J.J. is presented as a sharp contrast to all of this, of course, with his sensitivity and Gen-Y tastes framed as both feminine and weak. Put simply, it is a relatively ugly presentation to watch. You could overlook it, but there is little else to the film to make one bother. This is a waste of Samuel L. Jackson’s time and talent, as well as that of Regina King; under-used but punching above her material as John’s ex-girlfriend and J.J.’s mother.
There is also a weird change between sequels, in which Jackson’s Shaft has moved from being the nephew of the original to being his son.

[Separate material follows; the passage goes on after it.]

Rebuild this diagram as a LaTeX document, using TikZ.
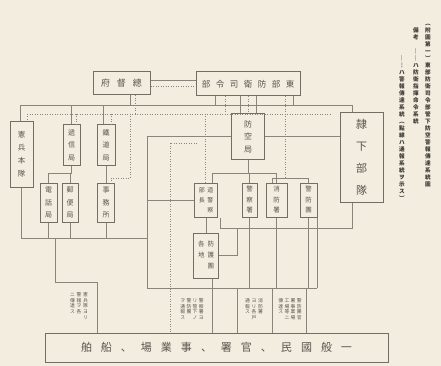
\documentclass[tikz,border=0pt]{standalone}
\usepackage{fontspec}
\newfontfamily\jp{Noto Sans CJK JP}
\usetikzlibrary{calc}
\definecolor{bg}{RGB}{242,237,223}
\definecolor{ln}{RGB}{138,133,122}
\definecolor{bx}{RGB}{115,110,100}
\definecolor{tx}{RGB}{90,85,78}
\definecolor{cp}{RGB}{60,57,52}
\makeatletter
\newcommand\hsp[2]{\def\hs@f{1}\@tfor\hs@c:=#2\do{\ifx\hs@f\@empty\kern#1\fi\let\hs@f\@empty\hs@c}}
\newcommand\vstk[2]{\vtop{\offinterlineskip\def\vs@f{1}\@tfor\vs@c:=#2\do{\ifx\vs@f\@empty\vskip#1\fi\let\vs@f\@empty\hbox to1em{\vrule height.88em depth.12em width0pt\hss\vs@c\hss}}}}
\makeatother
\tikzset{
  box/.style={draw=bx, line width=1pt, fill=bg, inner sep=0pt, text=tx},
  ln1/.style={draw=ln, line width=0.8pt},
  dt/.style={draw=ln, line width=0.8pt, dash pattern=on 1pt off 1.5pt},
  smalltxt/.style={inner sep=0pt, text=tx, font=\jp\fontsize{4.8}{4.8}\selectfont},
  captxt/.style={inner sep=0pt, text=cp, anchor=north, font=\jp\bfseries\fontsize{5.6}{5.6}\selectfont}
}
\begin{document}
\begin{tikzpicture}[x=1pt,y=-1pt,font=\jp]
\fill[bg] (0,0) rectangle (441,366);
\useasboundingbox (0,0) rectangle (441,366);

% boxes
\node[box, minimum width=57pt, minimum height=23pt] (sotoku) at (121.5,83.5) {\fontsize{9}{9}\selectfont\hsp{7pt}{府督總}};
\node[box, minimum width=104pt, minimum height=24pt] (hq) at (248,84) {\fontsize{8.5}{8.5}\selectfont\hsp{5.5pt}{部令司衛防部東}};
\node[box, minimum width=23pt, minimum height=65pt] (kenpei) at (21.5,154.5) {\fontsize{7.5}{7.5}\selectfont\vstk{5.5pt}{憲兵本隊}};
\node[box, minimum width=17pt, minimum height=40pt] (teishin) at (71.5,145) {\fontsize{7}{7}\selectfont\vstk{5.5pt}{遞信局}};
\node[box, minimum width=18pt, minimum height=40pt] (tetsudo) at (106,145) {\fontsize{7}{7}\selectfont\vstk{5.5pt}{鐵道局}};
\node[box, minimum width=17pt, minimum height=39pt] (b4) at (48.5,202.5) {\fontsize{7}{7}\selectfont\vstk{5.5pt}{電話局}};
\node[box, minimum width=16pt, minimum height=39pt] (b5) at (70,202.5) {\fontsize{7}{7}\selectfont\vstk{5.5pt}{郵便局}};
\node[box, minimum width=17pt, minimum height=39pt] (b6) at (106,202.5) {\fontsize{7}{7}\selectfont\vstk{5.5pt}{事務所}};
\node[box, minimum width=33pt, minimum height=46pt] (boku) at (248,136.5) {\fontsize{8}{8}\selectfont\vstk{4.5pt}{防空局}};
\node[box, minimum width=43pt, minimum height=89pt] (reika) at (361.5,157.5) {\fontsize{11}{11}\selectfont\vstk{11pt}{隷下部隊}};
\node[box, minimum width=23pt, minimum height=34pt] (bA) at (206,200) {\fontsize{6}{6}\selectfont\hbox{\vstk{4pt}{部長}\kern2.5pt\vstk{4pt}{道警察}}};
\node[box, minimum width=25pt, minimum height=45pt] (bB) at (206,255.5) {\fontsize{6.5}{6.5}\selectfont\hbox{\vstk{4.5pt}{各地}\kern3pt\vstk{4.5pt}{防護團}}};
\node[box, minimum width=15pt, minimum height=34pt] (bC) at (249.5,200) {\fontsize{6.5}{6.5}\selectfont\vstk{4pt}{警察署}};
\node[box, minimum width=21pt, minimum height=34pt] (bD) at (276.5,200) {\fontsize{6.5}{6.5}\selectfont\vstk{4pt}{消防署}};
\node[box, minimum width=17pt, minimum height=34pt] (bE) at (308.5,200) {\fontsize{6.5}{6.5}\selectfont\vstk{4pt}{警防團}};
\node[box, minimum width=343pt, minimum height=29pt] (bottom) at (216.5,347.5) {\fontsize{11}{11}\selectfont\hsp{9pt}{舶船、場業事、署官、民國般一}};

% small notes
\node[smalltxt] (t1) at (79,306) {\hbox{\vstk{0.8pt}{ニ傳達ス}\kern1.6pt\vstk{0.8pt}{警報ヲ各}\kern1.6pt\vstk{0.8pt}{憲兵隊ヨリ}}};
\node[smalltxt] (t2) at (192,309) {\hbox{\vstk{0.8pt}{ヲ通報ス}\kern1.4pt\vstk{0.8pt}{警防團}\kern1.4pt\vstk{0.8pt}{リ管下ノ}\kern1.4pt\vstk{0.8pt}{警察署ヨ}}};
\node[smalltxt] (t3) at (254,309) {\hbox{\vstk{0.8pt}{通報ス}\kern1.6pt\vstk{0.8pt}{ヨリ各戸}\kern1.6pt\vstk{0.8pt}{消防署}}};
\node[smalltxt] (t4) at (290,309) {\hbox{\vstk{0.8pt}{傳達ス}\kern1.4pt\vstk{0.8pt}{工場等ニ}\kern1.4pt\vstk{0.8pt}{署事業場}\kern1.4pt\vstk{0.8pt}{警防團官}}};

% caption
\node[captxt] (cap1) at (428,20) {\vstk{1.4pt}{︵附圖第一︶東部防衛司令部管下防空警報傳達系統圖}};
\node[captxt] (cap2) at (416,27) {\vstk{1.4pt}{備考　｜｜ハ防衛指揮命令系統}};
\node[captxt] (cap3) at (402,55) {\vstk{1.4pt}{｜︙ハ警報傳達系統︵點線ハ通報系統ヲ示ス︶}};

% helper coordinates
\coordinate (S1L) at (20,105); \coordinate (S1R) at (352,105);
\coordinate (D1L) at (27,114); \coordinate (D1R) at (332,114);
\foreach \x in {55,76,97,103,111,130,147,170,197,205,212,220,237,272,285,306,316,317,352} {\coordinate (x\x) at (\x,0);}
\foreach \y in {143,173,178,228,238,282,288} {\coordinate (y\y) at (0,\y);}

% top connections
\draw[ln1] ($(sotoku.east)+(0,-3)$) -- ($(hq.west |- sotoku.east)+(0,-3)$);
\draw[dt] ($(sotoku.east)+(0,3)$) -- ($(hq.west |- sotoku.east)+(0,3)$);
\draw[ln1] ($(sotoku.south)+(8.5,0)$) -- ++(0,10);
\draw[dt] ($(sotoku.south)+(14,0)$) -- ++(0,19);
\draw[ln1] (S1L) -- (S1R);
\draw[dt] (D1L) -- (D1R);
\draw[ln1] ($(hq.south)+(-33,0)$) -- ++(0,9);
\draw[dt] ($(hq.south)+(-23,0)$) -- ++(0,18);
\draw[ln1] ($(hq.south)+(-8,0)$) -- ($(boku.north)+(-8,0)$);
\draw[dt] (hq.south) -- (boku.north);
\draw[ln1] ($(hq.south)+(8,0)$) -- ($(boku.north)+(8,0)$);
\draw[dt] ($(hq.south)+(37,0)$) -- ++(0,18);
\draw[ln1] ($(hq.south)+(45,0)$) -- ++(0,9);

% drops from buses
\draw[ln1] (S1L) -- (S1L |- kenpei.north);
\draw[dt] (D1L) -- (D1L |- kenpei.north);
\draw[ln1] (teishin.north |- S1L) -- (teishin.north);
\draw[dt] (x76 |- D1L) -- (x76 |- teishin.north);
\draw[ln1] (x103 |- S1L) -- (x103 |- tetsudo.north);
\draw[dt] (x111 |- D1L) -- (x111 |- tetsudo.north);
\draw[ln1] (S1R) -- (S1R |- reika.north);

% left middle
\draw[ln1] (teishin.south) -- (teishin.south |- y173);
\draw[ln1] (b4.north) |- (teishin.south |- y173);
\draw[ln1] (b5.north) -- (b5.north |- y173);
\draw[ln1] (tetsudo.south) -- (b6.north);
\draw[dt] (x130 |- D1L) |- (x111 |- y178) -- (x111 |- b6.north);
\draw[ln1] (kenpei.south) |- (x147 |- y238);
\draw[ln1] (b4.south) -- (b4.south |- y238);
\draw[ln1] (b5.south) -- (b5.south |- y238);
\draw[ln1] (b6.south) -- (b6.south |- y238);
\draw[ln1] (x55 |- y238) |- (x97 |- y282) -- (x97 |- bottom.north);

% x147 trunk and lower bus
\draw[ln1] (boku.west) -- (x147 |- boku.west) -- (x147 |- y288) -- (x317 |- y288);
\draw[ln1] (x147 |- bA.west) -- (bA.west);
\draw[dt] (x197 |- y143) -- (x170 |- y143) -- (x170 |- bottom.north);
\draw[dt] (x205 |- D1L) -- (x205 |- bA.north);

% centre
\draw[ln1] (boku.east) -- (boku.east -| reika.west);
\draw[ln1] (boku.south) -- (boku.south |- y173);
\draw[ln1] (x212 |- bA.north) |- (bD.north |- y173);
\draw[ln1] (bC.north) -- (bC.north |- y173);
\draw[ln1] (bD.north) -- (bD.north |- y173);
\draw[ln1] (x272 |- bD.north) |- (bE.north |- y178) -- (bE.north);
\draw[dt] (x285 |- D1L) -- (x285 |- y178);
\draw[ln1] (bA.south) -- (bB.north);
\draw[ln1] (bB.east) -- (x237 |- bB.east) -- (x237 |- y228);
\draw[ln1] (x220 |- y228) -- (x352 |- y228) -- (x352 |- reika.south);
\draw[ln1] (x220 |- bA.south) -- (x220 |- y228);
\draw[ln1] (x212 |- bB.south) -- (x212 |- bottom.north);
\draw[ln1] (bC.south) -- (bC.south |- y288);
\draw[ln1] (bD.south) -- (bD.south |- y288);
\draw[ln1] (bE.south) -- (bE.south |- y288);
\draw[ln1] (x317 |- bE.south) -- (x317 |- y288);
\draw[ln1] (x237 |- y288) -- (x237 |- bottom.north);
\draw[ln1] (x272 |- y288) -- (x272 |- bottom.north);
\draw[ln1] (x306 |- y288) -- (x306 |- bottom.north);
\end{tikzpicture}
\end{document}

It is odd that the makers of the film expected no one to notice – unless this Jackson Shaft is actually the cousin of the 2000 version. In a better movie the audience might have cared.
The 1971 Shaft was part of a broad social movement. The 2000 Shaft re-developed the concept to actually tell a contemporary story about race. The 2019 Shaft is a bundle of sexual innuendos wrapped around a deeply ordinary story of drug smugglers and gun-toting gangsters. It could be adapted to any irregular action franchise, and still head directly to Netflix anyway. This is lowest acceptable standard fare: filler for a streaming film catalogue, but both easily ignored and best avoided.